Research & Papers

Wide Open Gazes: Quantifying Visual Exploratory Behavior in Soccer with Pose Enhanced Positional Data

New AI research uses pose-enhanced tracking to measure players' field of view, predicting dribbling success from 32 Copa America games.

Deep Dive

A groundbreaking AI research paper titled 'Wide Open Gazes: Quantifying Visual Exploratory Behavior in Soccer with Pose Enhanced Positional Data' introduces a novel approach to measuring what players actually see on the field. Authored by Joris Bekkers, the research addresses limitations in traditional methods that rely on counting rapid head movements exceeding 125°/s, which suffer from player position bias, binary measurements, and incompatibility with existing analytics frameworks.

The methodology creates a 'continuous stochastic vision layer' using pose-enhanced spatiotemporal tracking data. By incorporating head and shoulder rotation angles, the system generates speed-dependent vision maps for individual players in a two-dimensional top-down plane. These probabilistic field-of-view and occlusion models are then combined with pitch control and pitch value surfaces to analyze both the 'awaiting phase' (when a player awaits a pass) and subsequent on-ball actions.

Using synchronized data from 32 Copa America 2024 games, the research demonstrates that aggregated visual metrics—specifically the percentage of defended area observed while awaiting a pass—are predictive of controlled pitch value gained at the end of dribbling actions.

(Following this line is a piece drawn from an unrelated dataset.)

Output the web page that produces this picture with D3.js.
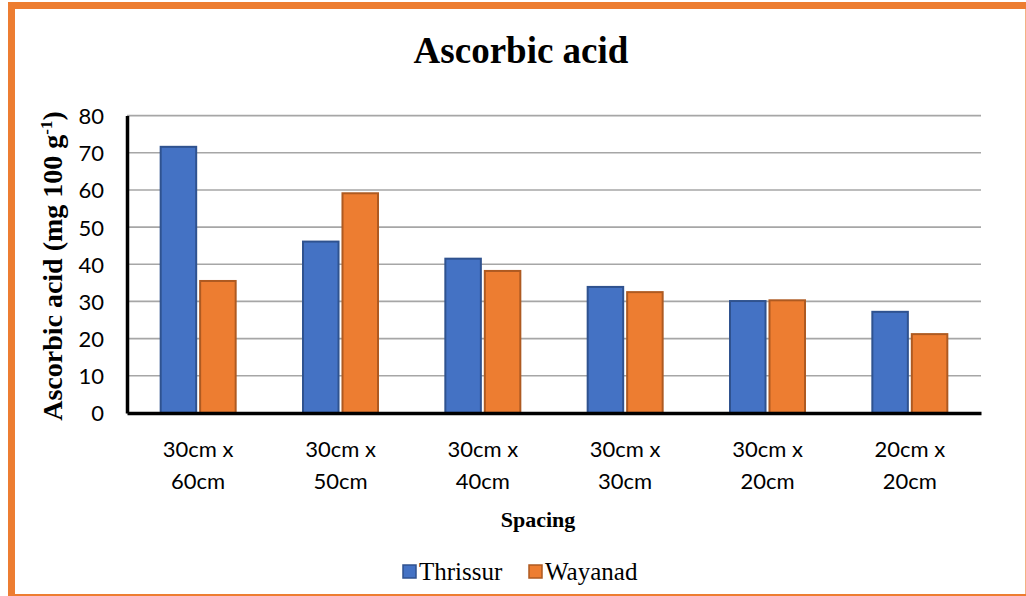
<!DOCTYPE html>
<html>
<head>
<meta charset="utf-8">
<script src="https://cdn.jsdelivr.net/npm/d3@7"></script>
<style>
  html, body { margin: 0; padding: 0; background: #fff; }
  svg { display: block; }
</style>
</head>
<body>
<svg id="chart" width="1026" height="596"></svg>
<script>
// Ascorbic acid content by plant spacing at two locations
const categories = [["30cm x", "60cm"], ["30cm x", "50cm"], ["30cm x", "40cm"],
                    ["30cm x", "30cm"], ["30cm x", "20cm"], ["20cm x", "20cm"]];
const seriesNames = ["Thrissur", "Wayanad"];
const thrissur = [71.6, 46.1, 41.5, 33.9, 30.1, 27.2];
const wayanad  = [35.5, 59.1, 38.2, 32.5, 30.3, 21.2];
const yTicks = [0, 10, 20, 30, 40, 50, 60, 70, 80];

const fills   = ["#4472C4", "#ED7D31"];
const strokes = ["#2F528F", "#AE5A21"];

const svg = d3.select("#chart");
const W = 1026, H = 596;
const serif = "'Liberation Serif', 'Times New Roman', serif";
const sans = "Lato, 'Open Sans', sans-serif";

// frame
svg.append("rect").attr("x", 8).attr("y", 2).attr("width", W - 8).attr("height", H - 2)
  .attr("fill", "#ED7D31");
svg.append("rect").attr("x", 15).attr("y", 9).attr("width", W - 16).attr("height", 585)
  .attr("fill", "#fff");
svg.append("line").attr("x1", 1025.5).attr("x2", 1025.5).attr("y1", 9).attr("y2", 594)
  .attr("stroke", "#F4B183").attr("stroke-width", 1);

const plot = { left: 127, right: 981, top: 115.6, bottom: 412.9 };

const x0 = d3.scaleBand().domain(d3.range(categories.length))
  .range([plot.left, plot.right]).paddingInner(0).paddingOuter(0);
const x1 = d3.scaleBand().domain(seriesNames)
  .range([0, 75]).paddingInner(0.1).paddingOuter(0);
const y = d3.scaleLinear().domain([0, 80]).range([plot.bottom, plot.top]);

// gridlines
svg.append("g").selectAll("line").data(yTicks.filter(t => t > 0)).join("line")
  .attr("x1", plot.left).attr("x2", plot.right)
  .attr("y1", d => y(d)).attr("y2", d => y(d))
  .attr("stroke", "#A6A6A6").attr("stroke-width", 1.6);

// bars
const rows = categories.map((c, i) => ({ i, values: [thrissur[i], wayanad[i]] }));
const groups = svg.append("g").selectAll("g").data(rows).join("g")
  .attr("transform", d => `translate(${x0(d.i) + (x0.bandwidth() - 75) / 2},0)`);
groups.selectAll("rect").data(d => d.values.map((v, k) => ({ v, k }))).join("rect")
  .attr("x", d => x1(seriesNames[d.k]))
  .attr("width", x1.bandwidth())
  .attr("y", d => y(d.v))
  .attr("height", d => y(0) - y(d.v))
  .attr("fill", d => fills[d.k])
  .attr("stroke", d => strokes[d.k])
  .attr("stroke-width", 2);

// axes
const yAxis = d3.axisLeft(y).tickValues(yTicks).tickSize(0).tickPadding(23);
const gy = svg.append("g").attr("transform", `translate(${plot.left},0)`).call(yAxis);
gy.select(".domain").attr("stroke", "#000").attr("stroke-width", 3.5);
gy.selectAll("text").attr("font-family", sans)
  .attr("font-size", 22).attr("fill", "#000").attr("dy", "0.36em");

const gx = svg.append("g").attr("transform", `translate(0,${plot.bottom})`)
  .call(d3.axisBottom(x0).tickSize(0).tickFormat(""));
gx.select(".domain").attr("stroke", "#000").attr("stroke-width", 3.5);

// category labels on two lines
const catLabels = svg.append("g").selectAll("text").data(categories).join("text")
  .attr("text-anchor", "middle")
  .attr("font-family", sans)
  .attr("font-size", 22).attr("fill", "#000");
catLabels.each(function (d, i) {
  const cx = x0(i) + x0.bandwidth() / 2;
  d3.select(this).selectAll("tspan").data(d).join("tspan")
    .attr("x", cx).attr("y", (t, j) => 457 + j * 32).text(t => t);
});

// titles
svg.append("text").attr("x", 521).attr("y", 63).attr("text-anchor", "middle")
  .attr("font-family", serif)
  .attr("font-weight", "bold").attr("font-size", 37).text("Ascorbic acid");

svg.append("text").attr("x", 538).attr("y", 527).attr("text-anchor", "middle")
  .attr("font-family", serif)
  .attr("font-weight", "bold").attr("font-size", 22).text("Spacing");

const yt = svg.append("text")
  .attr("transform", "translate(62,266) rotate(-90)")
  .attr("text-anchor", "middle")
  .attr("font-family", serif)
  .attr("font-weight", "bold").attr("font-size", 28);
yt.append("tspan").text("Ascorbic acid (mg 100 g");
yt.append("tspan").attr("font-size", 17).attr("dy", -10).text("-1");
yt.append("tspan").attr("dy", 10).text(")");

// legend
const legend = svg.append("g");
const legendX = [402, 528];
seriesNames.forEach((name, k) => {
  legend.append("rect").attr("x", legendX[k] + 1).attr("y", 565)
    .attr("width", 13).attr("height", 13)
    .attr("fill", fills[k]).attr("stroke", strokes[k]).attr("stroke-width", 1.5);
  legend.append("text").attr("x", legendX[k] + 17).attr("y", 580)
    .attr("font-family", serif)
    .attr("font-size", 25).attr("fill", "#000").text(name);
});
</script>
</body>
</html>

This represents a significant advancement over traditional binary 'scanning or not' measurements. The open-sourced tools enable seamless integration with existing soccer analytics frameworks, providing continuous measurements that work across all player positions without manual annotation requirements.

Key Points
  • Replaces traditional binary head movement counting with continuous probabilistic vision maps using pose-enhanced tracking
  • Analyzed 32 Copa America 2024 games showing visual metrics predict controlled pitch value gained during dribbling
  • Open-sources tools that integrate with existing analytics frameworks like pitch control models, eliminating manual annotation

Why It Matters

Provides objective, continuous measurement of player vision that predicts on-ball success and integrates with existing soccer analytics systems.